The Truth About Sales Reps
Your best reps are also your best loophole hunters. They're paid to optimize outcomes—and they will optimize your comp plan whether you intended them to or not.
This isn't malicious. It's rational. If the plan rewards behavior X, reps will do behavior X, even if you meant to reward behavior Y.
The 10 Patterns
Pattern #1: Timing Games
Reps accelerate or delay deals to hit favorable commission periods:
- Sandbagging deals to hit next month's accelerator
- Pulling deals forward to avoid quota increases
- Timing around rate changes or plan year boundaries
Detection: Look for deal clustering around period boundaries.
Pattern #2: Deal Splitting
Breaking one deal into multiple smaller deals to:
- Hit volume bonuses multiple times
- Spread recognition across periods
- Avoid large-deal approval thresholds
Detection: Look for multiple deals with same customer, same close date, complementary values.
Pattern #3: Booking vs. Revenue Gap
Exploiting the gap between when a deal books and when revenue recognizes:
- Booking deals that won't close
- Inflating deal values that will adjust down later
- Taking credit for deals in negotiation limbo
Detection: Track booking-to-revenue conversion rates by rep.
Pattern #4: Territory Manipulation
Gaming territory assignments:
- Cherry-picking accounts before territory changes
- Claiming shared accounts exclusively
- Hiding opportunities from new territory owners
Detection: Audit territory change transitions and pipeline transfers.
Pattern #5: Discount Manipulation
Using discounts strategically:
- Offering unnecessary discounts to close faster
- Structuring discounts to hit volume tiers
- Trading margin for personal acceleration
Detection: Track discount rates by rep and compare to win rates.
Pattern #6: Product Mix Gaming
Steering customers toward higher-commission products:
- Overselling premium when standard fits better
- Bundling to hit product mix bonuses
- Avoiding low-commission but strategically important products
Detection: Compare product mix by rep to customer segment norms.
Pattern #7: Credit Disputes
Weaponizing ambiguous crediting rules:
- Claiming involvement on deals they barely touched
- Disputing legitimate splits from colleagues
- Retroactively asserting influence
Detection: Track dispute rates by rep and disputed deal characteristics.
Pattern #8: Exception Exploitation
Using the exception process as a compensation strategy:
- Requesting exceptions for standard situations
- Leveraging precedent from previous exceptions
- Negotiating exception terms at deal signature
Detection: Track exception request rates and approval rates by rep.

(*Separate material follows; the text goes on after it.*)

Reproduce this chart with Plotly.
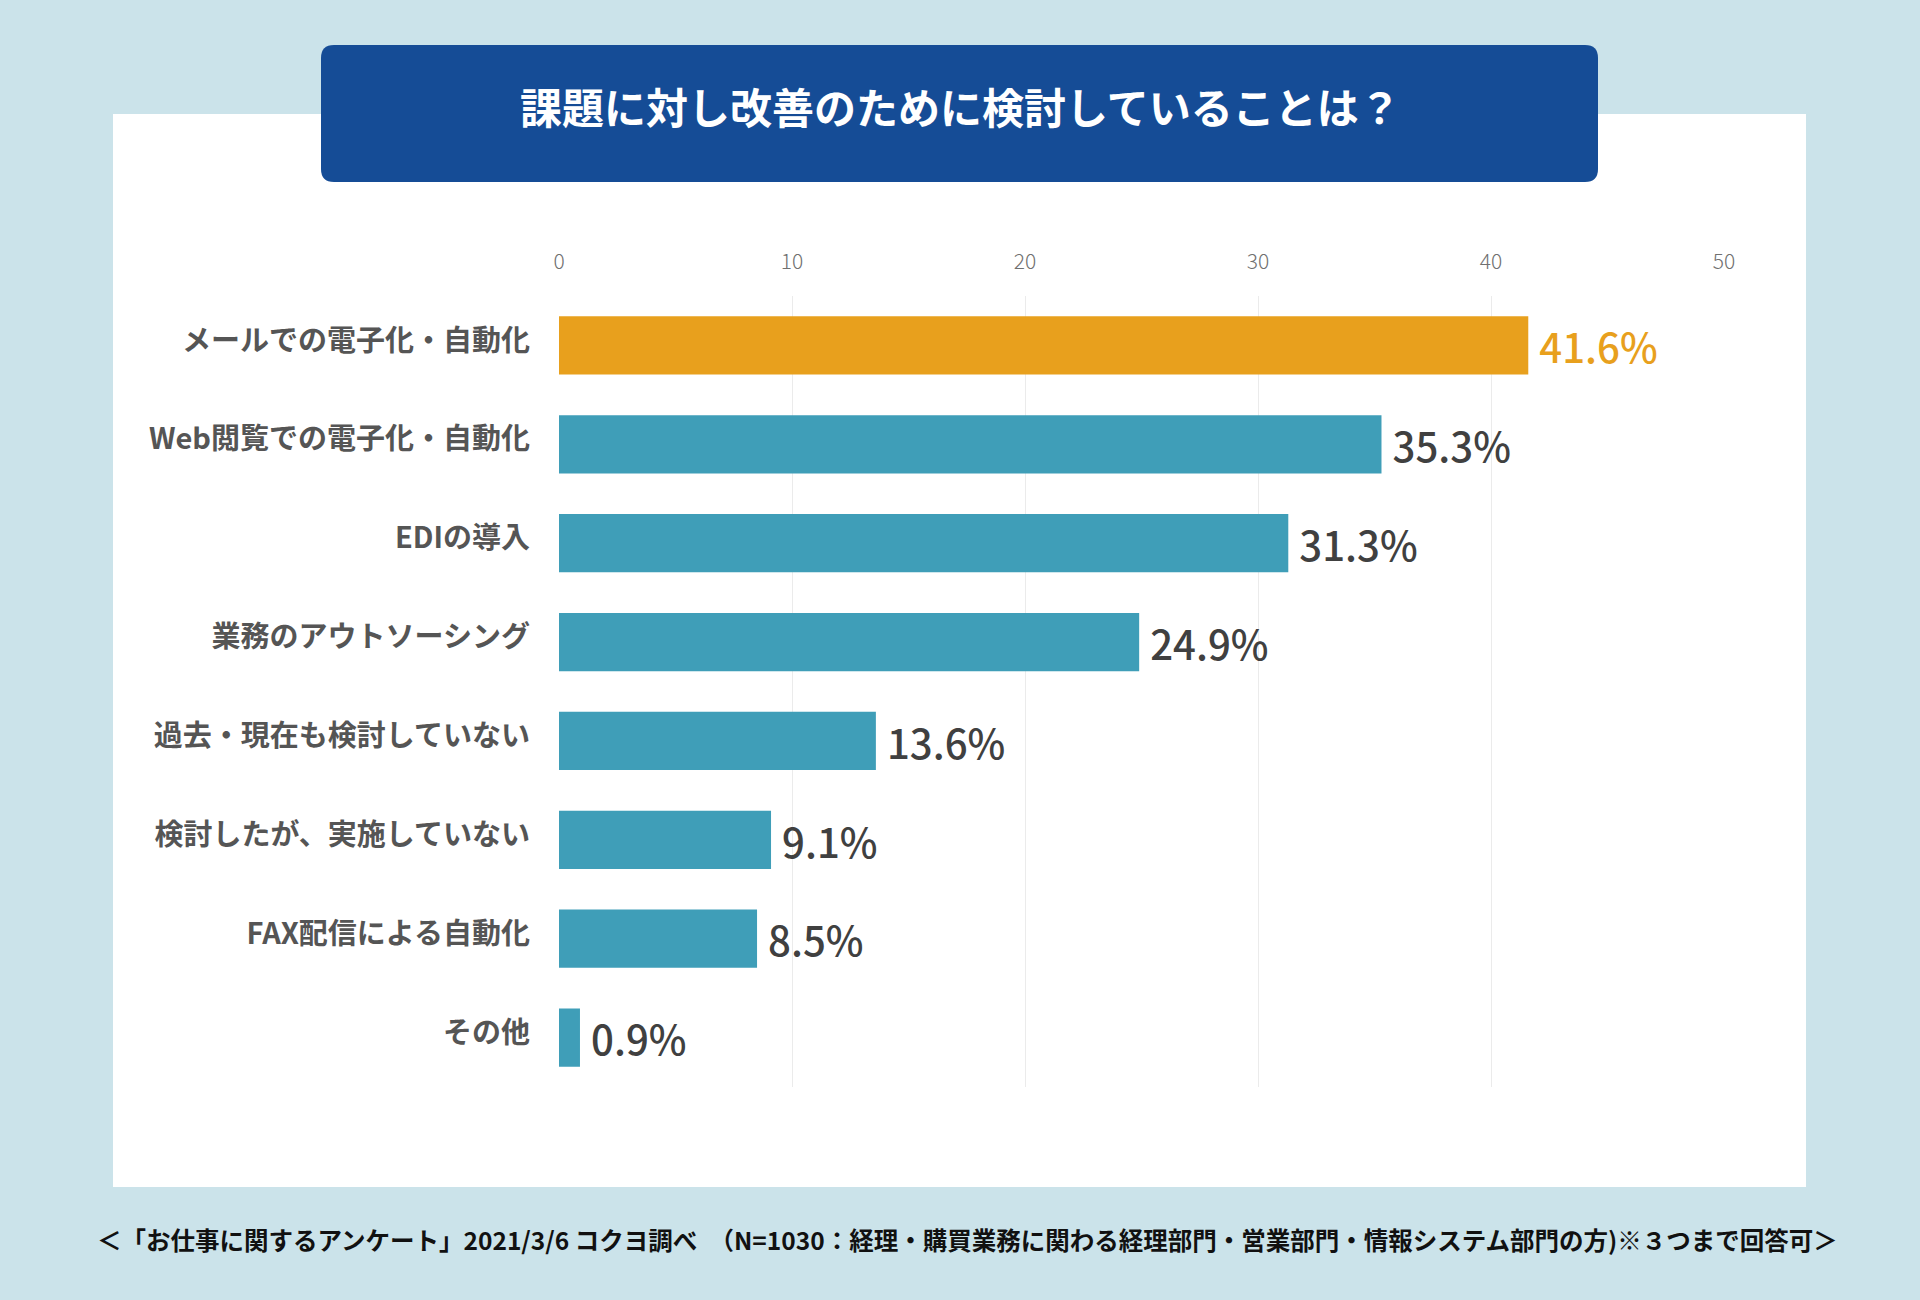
import plotly.graph_objects as go

categories = [
    "メールでの電子化・自動化",
    "Web閲覧での電子化・自動化",
    "EDIの導入",
    "業務のアウトソーシング",
    "過去・現在も検討していない",
    "検討したが、実施していない",
    "FAX配信による自動化",
    "その他",
]
values = [41.6, 35.3, 31.3, 24.9, 13.6, 9.1, 8.5, 0.9]
highlight = [True, False, False, False, False, False, False, False]
tick_vals = [0, 10, 20, 30, 40, 50]

title_text = "課題に対し改善のために検討していることは？"
footer_text = "＜「お仕事に関するアンケート」2021/3/6 コクヨ調べ　（N=1030：経理・購買業務に関わる経理部門・営業部門・情報システム部門の方)※３つまで回答可＞"

W, H = 1920, 1300
BG = "#CBE3EA"
NAVY = "#154C96"
ORANGE = "#E8A01D"
TEAL = "#3F9EB8"
FONT = "Noto Sans CJK JP"


def px_x(x):
    return x / W


def px_y(y):
    return 1 - y / H


def rounded_rect(x0, y0, x1, y1, r):
    p = lambda x, y: f"{px_x(x):.5f},{px_y(y):.5f}"
    return (
        f"M {p(x0 + r, y0)} L {p(x1 - r, y0)} Q {p(x1, y0)} {p(x1, y0 + r)} "
        f"L {p(x1, y1 - r)} Q {p(x1, y1)} {p(x1 - r, y1)} "
        f"L {p(x0 + r, y1)} Q {p(x0, y1)} {p(x0, y1 - r)} "
        f"L {p(x0, y0 + r)} Q {p(x0, y0)} {p(x0 + r, y0)} Z"
    )


bar_colors = [ORANGE if h else TEAL for h in highlight]
text_colors = [ORANGE if h else "#404040" for h in highlight]

fig = go.Figure(
    go.Bar(
        x=values,
        y=categories,
        orientation="h",
        marker=dict(color=bar_colors, line=dict(width=0)),
        texttemplate="\u2009%{x:.1f}%",
        textposition="outside",
        textfont=dict(family=FONT, size=42, color=text_colors, weight=500),
        cliponaxis=False,
        hoverinfo="skip",
    )
)

shapes = [
    dict(
        type="rect", xref="paper", yref="paper",
        x0=px_x(113), x1=px_x(1806), y0=px_y(1187), y1=px_y(114),
        fillcolor="white", line=dict(width=0), layer="below",
    ),
    dict(
        type="path", xref="paper", yref="paper",
        path=rounded_rect(321, 45, 1598, 182, 13),
        fillcolor=NAVY, line=dict(width=0), layer="below",
    ),
]

annotations = [
    dict(
        text=title_text, xref="paper", yref="paper",
        x=px_x(960), y=px_y(105), xanchor="center", yanchor="middle",
        showarrow=False,
        font=dict(family=FONT, size=42, color="white", weight=700),
    ),
    dict(
        text=footer_text, xref="paper", yref="paper",
        x=px_x(967), y=px_y(1239), xanchor="center", yanchor="middle",
        showarrow=False,
        font=dict(family=FONT, size=24.5, color="#111111", weight=700),
    ),
]

fig.update_layout(
    width=W,
    height=H,
    autosize=False,
    margin=dict(l=0, r=0, t=0, b=0, pad=0, autoexpand=False),
    paper_bgcolor=BG,
    plot_bgcolor="rgba(0,0,0,0)",
    showlegend=False,
    bargap=0.41,
    shapes=shapes,
    annotations=annotations,
    xaxis=dict(
        domain=[px_x(559), px_x(1724)],
        range=[0, 50],
        side="top",
        tickvals=tick_vals,
        ticks="",
        showgrid=True,
        gridcolor="#EBEBEB",
        gridwidth=1,
        zeroline=False,
        showline=False,
        automargin=False,
        ticklabelstandoff=22,
        tickfont=dict(family=FONT, size=21, color="#707070", weight=300),
        fixedrange=True,
    ),
    yaxis=dict(
        domain=[px_y(1087), px_y(296)],
        range=[len(categories) - 0.5, -0.5],
        ticks="",
        showgrid=False,
        zeroline=False,
        showline=False,
        automargin=False,
        ticklabelstandoff=28,
        ticklabelshift=5,
        tickfont=dict(family=FONT, size=29, color="#555555", weight=700),
        fixedrange=True,
    ),
)

fig.write_html(
    "out.html",
    config={"displayModeBar": False},
    post_script="document.body.style.margin='0';",
)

Pattern #9: Threshold Manipulation
Gaming around rate change thresholds:
- Holding deals until threshold is crossed
- Bundling to cross thresholds artificially
- Timing quota relief requests to maximize rates
Detection: Look for deal clustering around threshold boundaries.

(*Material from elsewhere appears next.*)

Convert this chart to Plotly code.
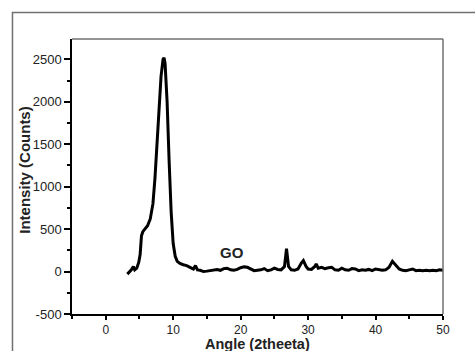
import plotly.graph_objects as go

angle = [3.2, 3.5, 3.8, 4.1, 4.3, 4.6, 4.9, 5.1, 5.3, 5.5, 5.8, 6.2, 6.6, 7.0, 7.3, 7.6, 7.9, 8.2, 8.5, 8.65,
         8.8, 9.1, 9.4, 9.7, 10.0, 10.3, 10.6, 11.0, 11.5, 12.0, 12.5, 13.0, 13.3, 13.6, 14.0, 14.5, 15.0, 15.5,
         16.0, 16.5, 17.0, 17.5, 18.0, 18.5, 19.0, 19.5, 20.0, 20.5, 21.0, 21.5, 22.0, 22.5, 23.0, 23.5, 24.0,
         24.5, 25.0, 25.5, 26.0, 26.5, 26.8, 27.1, 27.5, 28.0, 28.5, 29.0, 29.3, 29.7, 30.0, 30.5, 31.0, 31.2,
         31.5, 32.0, 32.5, 33.0, 33.5, 34.0, 34.5, 35.0, 35.5, 36.0, 36.5, 37.0, 37.5, 38.0, 38.5, 39.0, 39.5,
         40.0, 40.5, 41.0, 41.5, 42.0, 42.5, 43.0, 43.5, 44.0, 44.5, 45.0, 45.5, 46.0, 46.5, 47.0, 47.5, 48.0,
         48.5, 49.0, 49.5, 50.0]
intensity = [-30, -10, 20, 60, 20, 40, 110, 200, 420, 470, 500, 540, 620, 800, 1100, 1500, 1950, 2300, 2500, 2520,
             2450, 2000, 1300, 700, 330, 180, 120, 95, 80, 70, 50, 30, 70, 20, 15, 0, 5, 10,
             15, 25, 15, 35, 40, 20, 15, 25, 45, 55, 50, 25, 10, 15, 20, 35, 10,
             20, 40, 25, 20, 60, 270, 60, 20, 15, 30, 100, 130, 60, 30, 25, 60, 90,
             40, 50, 35, 45, 50, 20, 15, 40, 20, 15, 35, 30, 10, 20, 15, 25, 10,
             30, 20, 15, 20, 50, 120, 70, 30, 15, 10, 20, 30, 10, 15, 10, 15, 10,
             15, 10, 20, 15]

x_ticks = [0, 10, 20, 30, 40, 50]
y_ticks = [-500, 0, 500, 1000, 1500, 2000, 2500]

FONT = "Arial, Liberation Sans, sans-serif"

fig = go.Figure()
fig.add_trace(go.Scatter(x=angle, y=intensity, mode="lines",
                         line=dict(color="black", width=3), showlegend=False))

fig.update_layout(
    width=475, height=351,
    margin=dict(l=72, r=32, t=39, b=37),
    paper_bgcolor="white", plot_bgcolor="white",
    font=dict(family=FONT, color="#222"),
    xaxis=dict(range=[-5, 50], tickvals=x_ticks, ticktext=[str(v) for v in x_ticks],
               showline=True, linecolor="black", linewidth=1.5, ticks="outside", ticklen=4,
               tickcolor="black", tickwidth=1.5, showgrid=False, zeroline=False,
               tickfont=dict(size=12, family=FONT, color="#222"),
               minor=dict(dtick=5, tick0=0, ticks="outside", ticklen=3, tickcolor="black", tickwidth=1.5)),
    yaxis=dict(range=[-500, 2740], tickvals=y_ticks, ticktext=[str(v) for v in y_ticks],
               showline=True, linecolor="black", linewidth=1.5, ticks="outside", ticklen=6,
               tickcolor="black", tickwidth=1.5, showgrid=False, zeroline=False,
               tickfont=dict(size=13, family=FONT, color="#222"),
               minor=dict(dtick=250, tick0=0, ticks="outside", ticklen=3, tickcolor="black", tickwidth=1.5)),
    shapes=[
        dict(type="line", xref="paper", yref="paper", x0=0, x1=1, y0=1, y1=1,
             line=dict(color="#707070", width=1.5)),
        dict(type="line", xref="paper", yref="paper", x0=1, x1=1, y0=0, y1=1,
             line=dict(color="#707070", width=1.5)),
        dict(type="rect", xref="paper", yref="paper", x0=-0.1604, x1=1.3, y0=-0.4, y1=1.0964,
             line=dict(color="#707070", width=1.5), layer="below"),
    ],
    annotations=[
        dict(text="<b>Angle (2theeta)</b>", xref="paper", yref="paper", x=0.5, y=-0.108,
             xanchor="center", yanchor="middle", showarrow=False,
             font=dict(size=14.5, family=FONT, color="#222")),
        dict(text="<b>Intensity (Counts)</b>", xref="paper", yref="paper", x=-0.127, y=0.524,
             xanchor="center", yanchor="middle", showarrow=False, textangle=-90,
             font=dict(size=15, family=FONT, color="#222")),
        dict(text="<b>GO</b>", xref="x", yref="y", x=18.7, y=220,
             xanchor="center", yanchor="middle", showarrow=False,
             font=dict(size=15, family=FONT, color="#222")),
    ],
)

fig.write_html("out.html")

Pattern #10: Data Manipulation
Influencing the data that feeds calculations:
- Adjusting deal values in CRM
- Changing close dates retroactively
- Modifying customer segment assignments
Detection: Audit trail analysis on deal field changes.
The Prevention Mindset
You can't close every loophole—but you can:
1. Design plans that align incentives with intent
2. Model edge cases before launch
3. Monitor for pattern emergence
4. Adjust quickly when gaming appears
5. Communicate that you're watching
The goal isn't perfect prevention. It's making exploitation harder than legitimate selling.